- **Aim**
Repeat the material exactly from its first line to the line that includes "260, step: 10". Skip pictures.
------------------------------------
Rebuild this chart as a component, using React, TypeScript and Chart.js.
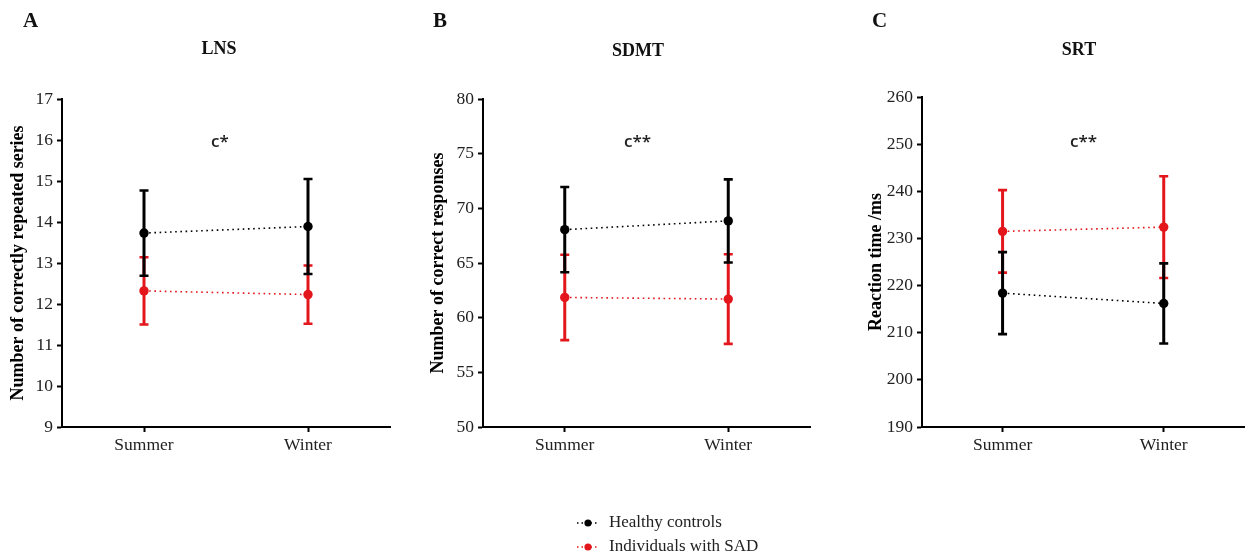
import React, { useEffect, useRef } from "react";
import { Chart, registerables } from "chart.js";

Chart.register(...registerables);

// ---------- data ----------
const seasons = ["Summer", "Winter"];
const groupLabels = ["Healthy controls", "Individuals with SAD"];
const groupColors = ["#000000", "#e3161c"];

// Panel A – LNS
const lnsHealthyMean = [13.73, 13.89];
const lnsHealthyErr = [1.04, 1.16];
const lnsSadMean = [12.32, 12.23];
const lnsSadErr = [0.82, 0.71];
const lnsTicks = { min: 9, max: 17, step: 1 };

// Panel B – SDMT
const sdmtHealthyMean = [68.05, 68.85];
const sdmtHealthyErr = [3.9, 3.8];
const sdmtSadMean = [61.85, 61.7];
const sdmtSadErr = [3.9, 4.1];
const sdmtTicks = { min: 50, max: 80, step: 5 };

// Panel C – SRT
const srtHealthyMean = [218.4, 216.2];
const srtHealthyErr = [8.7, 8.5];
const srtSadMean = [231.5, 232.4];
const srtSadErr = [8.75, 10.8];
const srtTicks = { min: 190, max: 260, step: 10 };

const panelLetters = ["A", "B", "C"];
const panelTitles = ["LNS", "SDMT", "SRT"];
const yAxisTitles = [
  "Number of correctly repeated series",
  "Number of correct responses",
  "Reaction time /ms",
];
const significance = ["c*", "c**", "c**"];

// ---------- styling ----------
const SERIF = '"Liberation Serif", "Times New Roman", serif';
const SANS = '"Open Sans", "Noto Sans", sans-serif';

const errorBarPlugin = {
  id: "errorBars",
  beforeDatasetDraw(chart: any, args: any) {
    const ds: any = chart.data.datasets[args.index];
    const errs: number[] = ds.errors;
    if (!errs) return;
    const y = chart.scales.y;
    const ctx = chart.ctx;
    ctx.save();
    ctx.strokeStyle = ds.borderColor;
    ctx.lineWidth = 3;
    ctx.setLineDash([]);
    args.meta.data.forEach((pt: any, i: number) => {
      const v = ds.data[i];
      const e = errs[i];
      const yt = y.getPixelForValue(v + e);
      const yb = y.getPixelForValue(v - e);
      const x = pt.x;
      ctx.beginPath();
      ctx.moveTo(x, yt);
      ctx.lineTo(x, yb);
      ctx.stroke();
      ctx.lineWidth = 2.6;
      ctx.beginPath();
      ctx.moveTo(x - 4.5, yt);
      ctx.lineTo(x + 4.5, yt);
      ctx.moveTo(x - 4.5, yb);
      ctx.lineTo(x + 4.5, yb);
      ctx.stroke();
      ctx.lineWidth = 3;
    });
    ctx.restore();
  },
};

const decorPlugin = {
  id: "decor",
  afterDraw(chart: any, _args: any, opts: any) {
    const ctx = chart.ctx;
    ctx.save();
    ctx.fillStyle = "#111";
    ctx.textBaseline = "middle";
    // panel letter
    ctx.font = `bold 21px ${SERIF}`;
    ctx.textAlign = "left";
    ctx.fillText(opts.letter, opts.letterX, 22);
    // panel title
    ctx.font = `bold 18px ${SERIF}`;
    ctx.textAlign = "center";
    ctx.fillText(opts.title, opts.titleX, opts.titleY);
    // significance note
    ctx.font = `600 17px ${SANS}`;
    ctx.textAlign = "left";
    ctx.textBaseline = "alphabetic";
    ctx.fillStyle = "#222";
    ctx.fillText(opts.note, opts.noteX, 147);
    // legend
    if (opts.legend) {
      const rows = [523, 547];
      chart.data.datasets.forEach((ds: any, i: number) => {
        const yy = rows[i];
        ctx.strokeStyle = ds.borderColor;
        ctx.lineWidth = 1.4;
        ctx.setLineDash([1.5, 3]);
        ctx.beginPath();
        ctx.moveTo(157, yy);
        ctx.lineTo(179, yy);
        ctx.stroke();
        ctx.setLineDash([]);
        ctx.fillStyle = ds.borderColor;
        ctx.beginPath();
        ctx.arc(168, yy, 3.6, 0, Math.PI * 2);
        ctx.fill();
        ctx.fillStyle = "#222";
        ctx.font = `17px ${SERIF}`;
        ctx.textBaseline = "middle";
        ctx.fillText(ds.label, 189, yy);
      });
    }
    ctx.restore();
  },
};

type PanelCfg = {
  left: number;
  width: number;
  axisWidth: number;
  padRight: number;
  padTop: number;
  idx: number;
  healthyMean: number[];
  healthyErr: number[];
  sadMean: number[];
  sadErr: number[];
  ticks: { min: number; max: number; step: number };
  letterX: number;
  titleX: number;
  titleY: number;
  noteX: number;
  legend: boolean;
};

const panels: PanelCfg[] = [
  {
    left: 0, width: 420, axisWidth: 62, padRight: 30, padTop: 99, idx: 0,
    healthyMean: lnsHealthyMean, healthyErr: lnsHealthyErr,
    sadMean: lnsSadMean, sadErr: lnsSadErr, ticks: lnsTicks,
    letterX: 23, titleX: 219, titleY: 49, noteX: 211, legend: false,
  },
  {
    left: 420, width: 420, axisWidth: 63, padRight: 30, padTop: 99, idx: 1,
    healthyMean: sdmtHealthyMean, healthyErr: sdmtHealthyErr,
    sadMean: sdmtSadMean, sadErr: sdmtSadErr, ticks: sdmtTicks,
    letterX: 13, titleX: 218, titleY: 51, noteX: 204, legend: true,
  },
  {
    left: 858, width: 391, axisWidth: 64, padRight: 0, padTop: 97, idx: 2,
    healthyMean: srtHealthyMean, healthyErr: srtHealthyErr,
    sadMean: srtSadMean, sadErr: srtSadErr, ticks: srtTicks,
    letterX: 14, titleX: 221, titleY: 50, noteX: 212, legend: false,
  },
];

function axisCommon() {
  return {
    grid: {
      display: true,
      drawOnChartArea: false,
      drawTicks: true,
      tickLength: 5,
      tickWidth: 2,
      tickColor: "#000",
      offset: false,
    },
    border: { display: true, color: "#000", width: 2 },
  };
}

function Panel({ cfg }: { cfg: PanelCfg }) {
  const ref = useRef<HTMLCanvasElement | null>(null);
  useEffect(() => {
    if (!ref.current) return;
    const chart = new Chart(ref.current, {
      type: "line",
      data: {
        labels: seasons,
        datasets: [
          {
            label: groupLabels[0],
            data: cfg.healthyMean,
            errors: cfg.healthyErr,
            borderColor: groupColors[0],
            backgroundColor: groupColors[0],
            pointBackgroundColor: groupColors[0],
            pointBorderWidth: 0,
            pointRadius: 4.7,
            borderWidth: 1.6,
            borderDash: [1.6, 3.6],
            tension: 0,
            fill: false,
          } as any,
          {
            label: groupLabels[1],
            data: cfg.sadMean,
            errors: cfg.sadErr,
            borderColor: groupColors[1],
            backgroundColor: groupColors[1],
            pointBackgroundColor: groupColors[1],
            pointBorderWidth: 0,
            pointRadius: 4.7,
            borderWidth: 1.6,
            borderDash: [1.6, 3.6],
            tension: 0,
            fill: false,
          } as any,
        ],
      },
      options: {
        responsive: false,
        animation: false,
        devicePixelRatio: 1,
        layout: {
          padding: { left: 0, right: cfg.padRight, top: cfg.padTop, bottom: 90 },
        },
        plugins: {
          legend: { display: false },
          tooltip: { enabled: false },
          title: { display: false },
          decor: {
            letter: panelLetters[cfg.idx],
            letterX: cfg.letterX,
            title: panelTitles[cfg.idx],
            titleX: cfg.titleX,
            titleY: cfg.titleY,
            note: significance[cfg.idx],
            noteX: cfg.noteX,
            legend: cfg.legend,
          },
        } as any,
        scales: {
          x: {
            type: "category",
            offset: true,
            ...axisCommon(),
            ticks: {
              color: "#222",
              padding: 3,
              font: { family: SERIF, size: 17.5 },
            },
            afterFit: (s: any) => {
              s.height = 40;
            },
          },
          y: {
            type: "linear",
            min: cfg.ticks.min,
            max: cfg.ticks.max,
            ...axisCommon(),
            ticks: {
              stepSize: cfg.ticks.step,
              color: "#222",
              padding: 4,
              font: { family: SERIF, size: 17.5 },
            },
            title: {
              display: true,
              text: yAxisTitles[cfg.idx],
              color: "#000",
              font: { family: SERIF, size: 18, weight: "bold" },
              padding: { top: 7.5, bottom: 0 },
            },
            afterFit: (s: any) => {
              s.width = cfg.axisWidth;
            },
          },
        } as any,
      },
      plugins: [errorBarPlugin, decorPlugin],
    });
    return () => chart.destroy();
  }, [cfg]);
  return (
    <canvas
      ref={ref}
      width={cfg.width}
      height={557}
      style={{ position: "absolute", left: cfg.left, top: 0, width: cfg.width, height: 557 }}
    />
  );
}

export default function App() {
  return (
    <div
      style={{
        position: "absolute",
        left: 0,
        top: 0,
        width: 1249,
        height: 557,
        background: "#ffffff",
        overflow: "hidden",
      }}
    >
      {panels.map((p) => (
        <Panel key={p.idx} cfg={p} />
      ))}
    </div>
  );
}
------------------------------------
- **Exercise answer**
Rebuild this chart as a component, using React, TypeScript and Chart.js.
import React, { useEffect, useRef } from "react";
import { Chart, registerables } from "chart.js";

Chart.register(...registerables);

// ---------- data ----------
const seasons = ["Summer", "Winter"];
const groupLabels = ["Healthy controls", "Individuals with SAD"];
const groupColors = ["#000000", "#e3161c"];

// Panel A – LNS
const lnsHealthyMean = [13.73, 13.89];
const lnsHealthyErr = [1.04, 1.16];
const lnsSadMean = [12.32, 12.23];
const lnsSadErr = [0.82, 0.71];
const lnsTicks = { min: 9, max: 17, step: 1 };

// Panel B – SDMT
const sdmtHealthyMean = [68.05, 68.85];
const sdmtHealthyErr = [3.9, 3.8];
const sdmtSadMean = [61.85, 61.7];
const sdmtSadErr = [3.9, 4.1];
const sdmtTicks = { min: 50, max: 80, step: 5 };

// Panel C – SRT
const srtHealthyMean = [218.4, 216.2];
const srtHealthyErr = [8.7, 8.5];
const srtSadMean = [231.5, 232.4];
const srtSadErr = [8.75, 10.8];
const srtTicks = { min: 190, max: 260, step: 10 };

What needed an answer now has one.